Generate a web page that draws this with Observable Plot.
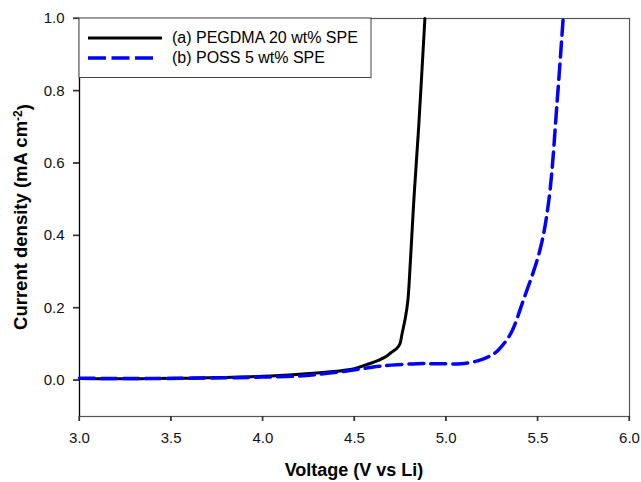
<!DOCTYPE html>
<html>
<head>
<meta charset="utf-8">
<script src="https://cdn.jsdelivr.net/npm/d3@7"></script>
<script src="https://cdn.jsdelivr.net/npm/@observablehq/plot@0.6"></script>
<style>
  html, body { margin: 0; padding: 0; background: #fff; }
  svg { font-family: "Liberation Sans", Arial, sans-serif; }
</style>
</head>
<body>
<script>
// Series (a) PEGDMA 20 wt% SPE
const voltA = [3.0, 3.2, 3.4, 3.6, 3.8, 4.0, 4.2, 4.4, 4.5, 4.57, 4.62, 4.67, 4.70, 4.73, 4.747, 4.76, 4.778, 4.791, 4.805, 4.824, 4.85, 4.884];
const currA = [0.005, 0.004, 0.005, 0.006, 0.008, 0.011, 0.017, 0.025, 0.032, 0.044, 0.053, 0.065, 0.077, 0.088, 0.10, 0.13, 0.174, 0.22, 0.33, 0.50, 0.70, 1.0];
// Series (b) POSS 5 wt% SPE
const voltB = [3.0, 3.2, 3.4, 3.6, 3.8, 4.0, 4.2, 4.4, 4.62, 4.7, 4.84, 4.95, 5.08, 5.15, 5.197, 5.25, 5.285, 5.351, 5.42, 5.511, 5.56, 5.606, 5.638];
const currB = [0.006, 0.005, 0.005, 0.006, 0.007, 0.009, 0.012, 0.022, 0.038, 0.042, 0.046, 0.046, 0.046, 0.051, 0.058, 0.07, 0.084, 0.128, 0.22, 0.359, 0.497, 0.775, 1.0];

const seriesNames = ["(a) PEGDMA 20 wt% SPE", "(b) POSS 5 wt% SPE"];
const xTicks = [3.0, 3.5, 4.0, 4.5, 5.0, 5.5, 6.0];
const yTicks = [0.0, 0.2, 0.4, 0.6, 0.8, 1.0];
const xTitle = "Voltage (V vs Li)";

const dataA = voltA.map((v, i) => ({v, c: currA[i]}));
const dataB = voltB.map((v, i) => ({v, c: currB[i]}));

const svg = Plot.plot({
  width: 641,
  height: 482,
  marginLeft: 79,
  marginRight: 12,
  marginTop: 18,
  marginBottom: 66,
  style: {fontFamily: "Liberation Sans, Arial, sans-serif", fontSize: "15px", background: "#fff", color: "#000"},
  x: {domain: [3, 6], label: null},
  y: {domain: [-0.1, 1.0], label: null},
  marks: [
    Plot.frame({stroke: "#555", strokeWidth: 1.2}),
    Plot.ruleX([3], {stroke: "#000", strokeWidth: 1.2}),
    Plot.axisX({ticks: xTicks, tickFormat: d3.format(".1f"), tickSize: 5, tickPadding: 11, stroke: "#333", strokeWidth: 1.2, fill: "#111", fontSize: 15}),
    Plot.axisY({ticks: yTicks, tickFormat: d3.format(".1f"), tickSize: 6, tickPadding: 9, stroke: "#333", strokeWidth: 1.2, fill: "#111", fontSize: 15}),
    Plot.line(dataA, {x: "v", y: "c", stroke: "#000", strokeWidth: 3, curve: "catmull-rom"}),
    Plot.line(dataB, {x: "v", y: "c", stroke: "#0000ff", strokeWidth: 3.5, strokeDasharray: "15,7", curve: "catmull-rom"})
  ]
});
document.body.appendChild(svg);

const s = d3.select(svg);
const xs = svg.scale("x"), ys = svg.scale("y");
// explicit outward tick marks from the plot's own scales
const tg = s.append("g").attr("stroke", "#333").attr("stroke-width", 1.2);
xTicks.forEach(t => tg.append("line").attr("x1", xs.apply(t)).attr("x2", xs.apply(t)).attr("y1", 416).attr("y2", 421));
yTicks.forEach(t => tg.append("line").attr("y1", ys.apply(t)).attr("y2", ys.apply(t)).attr("x1", 73).attr("x2", 79));

// Legend box
const lg = s.append("g").attr("text-anchor", "start");
lg.append("rect").attr("x", 79).attr("y", 18).attr("width", 292).attr("height", 59.5)
  .attr("fill", "#fff").attr("stroke", "#444").attr("stroke-width", 1);
lg.append("line").attr("x1", 88).attr("x2", 162).attr("y1", 38).attr("y2", 38)
  .attr("stroke", "#000").attr("stroke-width", 3);
lg.append("line").attr("x1", 88).attr("x2", 154).attr("y1", 58).attr("y2", 58)
  .attr("stroke", "#0000ff").attr("stroke-width", 3.5).attr("stroke-dasharray", "18,5.5");
lg.append("text").attr("x", 172).attr("y", 43).attr("font-size", 16).attr("fill", "#000").text(seriesNames[0]);
lg.append("text").attr("x", 172).attr("y", 63).attr("font-size", 16).attr("fill", "#000").text(seriesNames[1]);

// Axis titles
s.append("text").attr("x", 354).attr("y", 476).attr("text-anchor", "middle")
  .attr("font-size", 18).attr("font-weight", "bold").attr("fill", "#000").text(xTitle);
const yt = s.append("text").attr("transform", "translate(27,217) rotate(-90)").attr("text-anchor", "middle")
  .attr("font-size", 18.5).attr("font-weight", "bold").attr("fill", "#000");
yt.append("tspan").text("Current density (mA cm");
yt.append("tspan").attr("dy", "-0.45em").attr("font-size", 12).text("-2");
yt.append("tspan").attr("dy", "0.45em").text(")");
</script>
</body>
</html>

————————

Short task: Reproduce each line exactly, please, except for any pictures.

Task response:
Generate a web page that draws this with Observable Plot.
<!DOCTYPE html>
<html>
<head>
<meta charset="utf-8">
<script src="https://cdn.jsdelivr.net/npm/d3@7"></script>
<script src="https://cdn.jsdelivr.net/npm/@observablehq/plot@0.6"></script>
<style>
  html, body { margin: 0; padding: 0; background: #fff; }
  svg { font-family: "Liberation Sans", Arial, sans-serif; }
</style>
</head>
<body>
<script>
// Series (a) PEGDMA 20 wt% SPE
const voltA = [3.0, 3.2, 3.4, 3.6, 3.8, 4.0, 4.2, 4.4, 4.5, 4.57, 4.62, 4.67, 4.70, 4.73, 4.747, 4.76, 4.778, 4.791, 4.805, 4.824, 4.85, 4.884];
const currA = [0.005, 0.004, 0.005, 0.006, 0.008, 0.011, 0.017, 0.025, 0.032, 0.044, 0.053, 0.065, 0.077, 0.088, 0.10, 0.13, 0.174, 0.22, 0.33, 0.50, 0.70, 1.0];
// Series (b) POSS 5 wt% SPE
const voltB = [3.0, 3.2, 3.4, 3.6, 3.8, 4.0, 4.2, 4.4, 4.62, 4.7, 4.84, 4.95, 5.08, 5.15, 5.197, 5.25, 5.285, 5.351, 5.42, 5.511, 5.56, 5.606, 5.638];
const currB = [0.006, 0.005, 0.005, 0.006, 0.007, 0.009, 0.012, 0.022, 0.038, 0.042, 0.046, 0.046, 0.046, 0.051, 0.058, 0.07, 0.084, 0.128, 0.22, 0.359, 0.497, 0.775, 1.0];

const seriesNames = ["(a) PEGDMA 20 wt% SPE", "(b) POSS 5 wt% SPE"];
const xTicks = [3.0, 3.5, 4.0, 4.5, 5.0, 5.5, 6.0];
const yTicks = [0.0, 0.2, 0.4, 0.6, 0.8, 1.0];
const xTitle = "Voltage (V vs Li)";

const dataA = voltA.map((v, i) => ({v, c: currA[i]}));
const dataB = voltB.map((v, i) => ({v, c: currB[i]}));

const svg = Plot.plot({
  width: 641,
  height: 482,
  marginLeft: 79,
  marginRight: 12,
  marginTop: 18,
  marginBottom: 66,
  style: {fontFamily: "Liberation Sans, Arial, sans-serif", fontSize: "15px", background: "#fff", color: "#000"},
  x: {domain: [3, 6], label: null},
  y: {domain: [-0.1, 1.0], label: null},
  marks: [
    Plot.frame({stroke: "#555", strokeWidth: 1.2}),
    Plot.ruleX([3], {stroke: "#000", strokeWidth: 1.2}),
    Plot.axisX({ticks: xTicks, tickFormat: d3.format(".1f"), tickSize: 5, tickPadding: 11, stroke: "#333", strokeWidth: 1.2, fill: "#111", fontSize: 15}),
    Plot.axisY({ticks: yTicks, tickFormat: d3.format(".1f"), tickSize: 6, tickPadding: 9, stroke: "#333", strokeWidth: 1.2, fill: "#111", fontSize: 15}),
    Plot.line(dataA, {x: "v", y: "c", stroke: "#000", strokeWidth: 3, curve: "catmull-rom"}),
    Plot.line(dataB, {x: "v", y: "c", stroke: "#0000ff", strokeWidth: 3.5, strokeDasharray: "15,7", curve: "catmull-rom"})
  ]
});
document.body.appendChild(svg);

const s = d3.select(svg);
const xs = svg.scale("x"), ys = svg.scale("y");
// explicit outward tick marks from the plot's own scales
const tg = s.append("g").attr("stroke", "#333").attr("stroke-width", 1.2);
xTicks.forEach(t => tg.append("line").attr("x1", xs.apply(t)).attr("x2", xs.apply(t)).attr("y1", 416).attr("y2", 421));
yTicks.forEach(t => tg.append("line").attr("y1", ys.apply(t)).attr("y2", ys.apply(t)).attr("x1", 73).attr("x2", 79));

// Legend box
const lg = s.append("g").attr("text-anchor", "start");
lg.append("rect").attr("x", 79).attr("y", 18).attr("width", 292).attr("height", 59.5)
  .attr("fill", "#fff").attr("stroke", "#444").attr("stroke-width", 1);
lg.append("line").attr("x1", 88).attr("x2", 162).attr("y1", 38).attr("y2", 38)
  .attr("stroke", "#000").attr("stroke-width", 3);
lg.append("line").attr("x1", 88).attr("x2", 154).attr("y1", 58).attr("y2", 58)
  .attr("stroke", "#0000ff").attr("stroke-width", 3.5).attr("stroke-dasharray", "18,5.5");
lg.append("text").attr("x", 172).attr("y", 43).attr("font-size", 16).attr("fill", "#000").text(seriesNames[0]);
lg.append("text").attr("x", 172).attr("y", 63).attr("font-size", 16).attr("fill", "#000").text(seriesNames[1]);

// Axis titles
s.append("text").attr("x", 354).attr("y", 476).attr("text-anchor", "middle")
  .attr("font-size", 18).attr("font-weight", "bold").attr("fill", "#000").text(xTitle);
const yt = s.append("text").attr("transform", "translate(27,217) rotate(-90)").attr("text-anchor", "middle")
  .attr("font-size", 18.5).attr("font-weight", "bold").attr("fill", "#000");
yt.append("tspan").text("Current density (mA cm");
yt.append("tspan").attr("dy", "-0.45em").attr("font-size", 12).text("-2");
yt.append("tspan").attr("dy", "0.45em").text(")");
</script>
</body>
</html>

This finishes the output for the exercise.